Parents want to ensure that their children feel that they are all treated fairly and feel equally valued. However, the reality is that all children do not need the same amount of financial help, especially in different phases of their lives. Parents may want to divide their property and accounts equally among their children in their estate plans, but some children have greater financial needs than others.
A pot trust or common trust is a legal instrument that allows you to dictate instructions to the trustee on how to spend the money and property in your common trust to benefit all of your minor children, giving you the freedom to distribute your assets in response to each child’s needs.
When your children are growing up, you probably do not keep track of each dollar spent on each child. Instead, you pay for necessary expenses as they came, providing each child with as much money as needed, not based on a predetermined percentage of your money.
You distributed your money in a way that was fair to each of your children and based on need instead of an arbitrary value such as age. Inevitably, there will be spending imbalances while they are children, and these will probably continue.
While not equal, your distributions are fair. They account for the differences in your children and their needs. You may want to continue this way of distributing your money, even when you are no longer here. There is also the remote possibility that no one likes to consider: your children may lose their parents while they are still minors, and you want to financially provide for your children, even if you have died prematurely.
What is a Common Trust?
A common trust allows you to continue distributing your assets according to need. You can leave instructions for your trustee to ensure they use the same considerations and criteria when distributing your trust assets as you do when allocating funds to meet your children’s needs and expenses.
Factors such as their ability to get a job, marriage, a baby, extensive orthodontia, and educational expenses will probably affect how much financial support each of your children will need.
Steps to Setting up a Common Trust
The basic steps for establishing a common trust are:
- Set up the trust and list your children as the beneficiaries.
- Name a trustee to manage the trust property and accounts.
- Enable your trustee to make distributions to your children as per your instructions in the trust agreement.
- Terminate the trust when your children reach a specified age.
Any remaining accounts and property are divided into equal shares for your children. You can determine how your children will receive these shares. You may choose to give distributions when they reach a certain age or milestone or leave it up to the trustee’s discretion. Much of this depends on how concerned you are that your children will misuse their share of the trust.
Since you determine the terms and instructions in the trust agreement, you can stipulate that older children receive an advance on their final distribution early to establish a business, buy a home, or pay for a wedding.
You can choose an event, such as graduation from college, to terminate the trust. But events are much more fluid in timing than an age. You can even combine an event and an age.

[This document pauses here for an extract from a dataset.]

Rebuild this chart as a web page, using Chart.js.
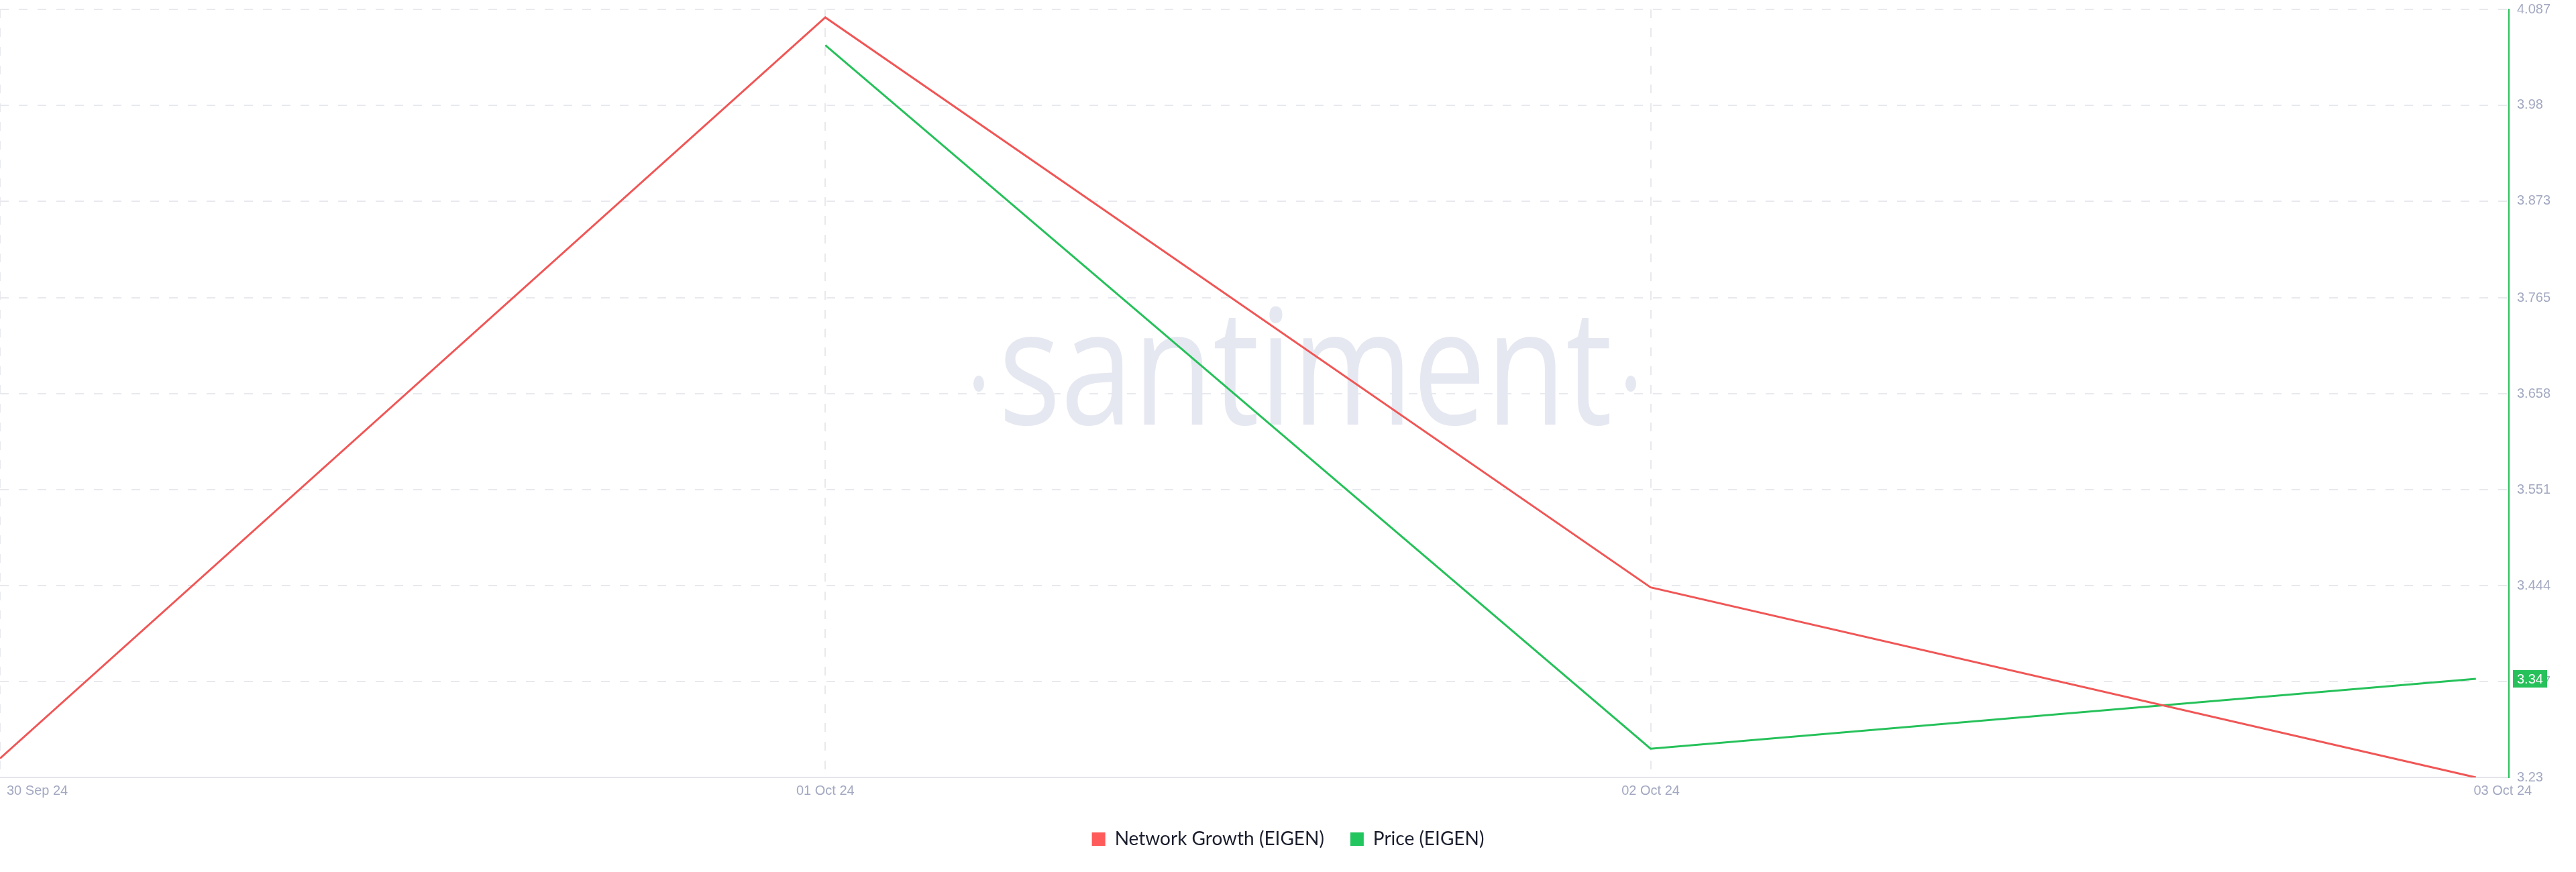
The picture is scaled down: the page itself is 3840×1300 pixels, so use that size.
<!DOCTYPE html>
<html>
<head>
<meta charset="utf-8">
<script src="https://cdn.jsdelivr.net/npm/chart.js@4.4.1/dist/chart.umd.min.js"></script>
<style>
  html, body { margin: 0; padding: 0; background: #fff; }
  #wrap { width: 3840px; height: 1300px; position: relative; }
</style>
</head>
<body>
<div id="wrap"><canvas id="myChart"></canvas></div>
<script>
const dates = ['30 Sep 24', '01 Oct 24', '02 Oct 24', '03 Oct 24'];
const networkGrowth = [11, 50, 20, 10];
const price = [null, 4.047, 3.262, 3.34];
const priceTicks = [3.23, 3.337, 3.444, 3.551, 3.658, 3.765, 3.873, 3.98, 4.087];
const priceTickLabels = ['3.23', '3.337', '3.444', '3.551', '3.658', '3.765', '3.873', '3.98', '4.087'];
const lastPriceLabel = '3.34';

const RED = '#f05656';
const GREEN = '#26c15a';
const GRID = '#e8e9ee';
const TICK = '#a3a9c1';

// santiment watermark behind the lines
const watermark = {
  id: 'watermark',
  beforeDatasetsDraw(chart) {
    const ctx = chart.ctx;
    ctx.save();
    ctx.fillStyle = '#e6e8f1';
    ctx.font = '240px "Open Sans"';
    ctx.textBaseline = 'alphabetic';
    ctx.textAlign = 'center';
    const w = ctx.measureText('santiment').width;
    ctx.translate(1946, 633);
    ctx.scale(915 / w, 1);
    ctx.fillText('santiment', 0, 0);
    ctx.restore();
    ctx.save();
    ctx.fillStyle = '#e6e8f1';
    [1459, 2431].forEach(function(x) {
      ctx.beginPath();
      ctx.ellipse(x, 572, 8, 12, 0, 0, Math.PI * 2);
      ctx.fill();
    });
    ctx.restore();
  }
};

// date labels under the x axis and the last price marker
const extras = {
  id: 'extras',
  afterDraw(chart) {
    const ctx = chart.ctx;
    const xs = chart.scales.x;
    const ys = chart.scales.y;
    const area = chart.chartArea;
    ctx.save();
    ctx.font = '20px "Liberation Sans", Arial, sans-serif';
    ctx.fillStyle = TICK;
    ctx.textBaseline = 'middle';
    dates.forEach(function(d, i) {
      let px = xs.getPixelForValue(i);
      if (i === 0) { ctx.textAlign = 'left'; px += 10; }
      else if (i === dates.length - 1) { ctx.textAlign = 'center'; px += 40; }
      else { ctx.textAlign = 'center'; }
      ctx.fillText(d, px, area.bottom + 20);
    });

    const py = ys.getPixelForValue(price[price.length - 1]);
    ctx.fillStyle = GREEN;
    ctx.fillRect(area.right + 6, py - 13, 51, 26);
    ctx.fillStyle = '#fff';
    ctx.textAlign = 'left';
    ctx.fillText(lastPriceLabel, area.right + 12, py + 1);
    ctx.restore();
  }
};

const config = {
  type: 'line',
  data: {
    datasets: [
      {
        label: 'Network Growth (EIGEN)',
        data: networkGrowth.map((v, i) => ({x: i, y: v})),
        borderColor: RED,
        backgroundColor: '#ff5b5b',
        borderWidth: 3,
        pointRadius: 0,
        tension: 0,
        yAxisID: 'y2',
      },
      {
        label: 'Price (EIGEN)',
        data: price.map((v, i) => ({x: i, y: v})),
        borderColor: GREEN,
        backgroundColor: '#22c55e',
        borderWidth: 3,
        pointRadius: 0,
        tension: 0,
        yAxisID: 'y',
      },
    ]
  },
  options: {
    responsive: true,
    maintainAspectRatio: false,
    animation: false,
    devicePixelRatio: 1,
    layout: { padding: { top: 14, left: 0, right: 0, bottom: 25 } },
    plugins: {
      tooltip: { enabled: false },
      legend: {
        position: 'bottom',
        labels: {
          boxWidth: 20,
          boxHeight: 20,
          padding: 39,
          color: '#1b1e2d',
          font: { family: 'Lato', size: 28 },
          generateLabels(chart) {
            return Chart.defaults.plugins.legend.labels.generateLabels(chart).map(function(l) {
              l.lineWidth = 0;
              l.strokeStyle = 'rgba(0,0,0,0)';
              return l;
            });
          }
        }
      }
    },
    scales: {
      x: {
        type: 'linear',
        min: 0,
        max: 3.04,
        afterBuildTicks(scale) { scale.ticks = dates.map((d, i) => ({value: i})); },
        afterFit(scale) { scale.height = 39; scale.paddingLeft = 0; scale.paddingRight = 0; },
        ticks: { display: false },
        grid: {
          color: (c) => c.index === dates.length - 1 ? 'rgba(0,0,0,0)' : GRID,
          lineWidth: 2,
          drawTicks: false,
        },
        border: { display: true, color: '#e3e5ea', width: 2, dash: [13, 15] },
      },
      y: {
        type: 'linear',
        position: 'right',
        min: priceTicks[0],
        max: priceTicks[priceTicks.length - 1],
        afterBuildTicks(scale) { scale.ticks = priceTicks.map(v => ({value: v})); },
        afterFit(scale) { scale.width = 100; scale.paddingTop = 0; scale.paddingBottom = 0; },
        ticks: {
          padding: 12,
          color: TICK,
          font: { family: '"Liberation Sans", Arial, sans-serif', size: 20 },
          callback: (v, i) => priceTickLabels[i],
        },
        grid: { color: GRID, lineWidth: 2, drawTicks: false },
        border: { display: true, color: GREEN, width: 2, dash: [13, 15] },
      },
      y2: {
        type: 'linear',
        display: false,
        min: 10,
        max: 50.42,
      }
    }
  },
  plugins: [watermark, extras]
};

const myChart = new Chart(document.getElementById('myChart').getContext('2d'), config);
</script>
</body>
</html>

For example, you could terminate the trust when your youngest child either turns 25 or graduates from an accredited college.
The Benefits and Drawbacks of A Common Trust
Benefits of a common trust:
- Flexibility in spending
- Spending based on need rather than equal division
Drawbacks of a common trust:
- The trustee has a lot of authority and responsibility
- The trustee would have an inside look at your family dynamics, interests, and objectives
- Older children may think it is unfair that they must wait until minor children are adults to receive their shares of the trust
- Younger children with higher needs may deplete the trust funds
A common trust may be the best answer for a family with minor children who are all fairly close in age. It allows a trustee to distribute funds in much the same way as parents would. Other options may work better for children with diverse needs and families with large age gaps between the children.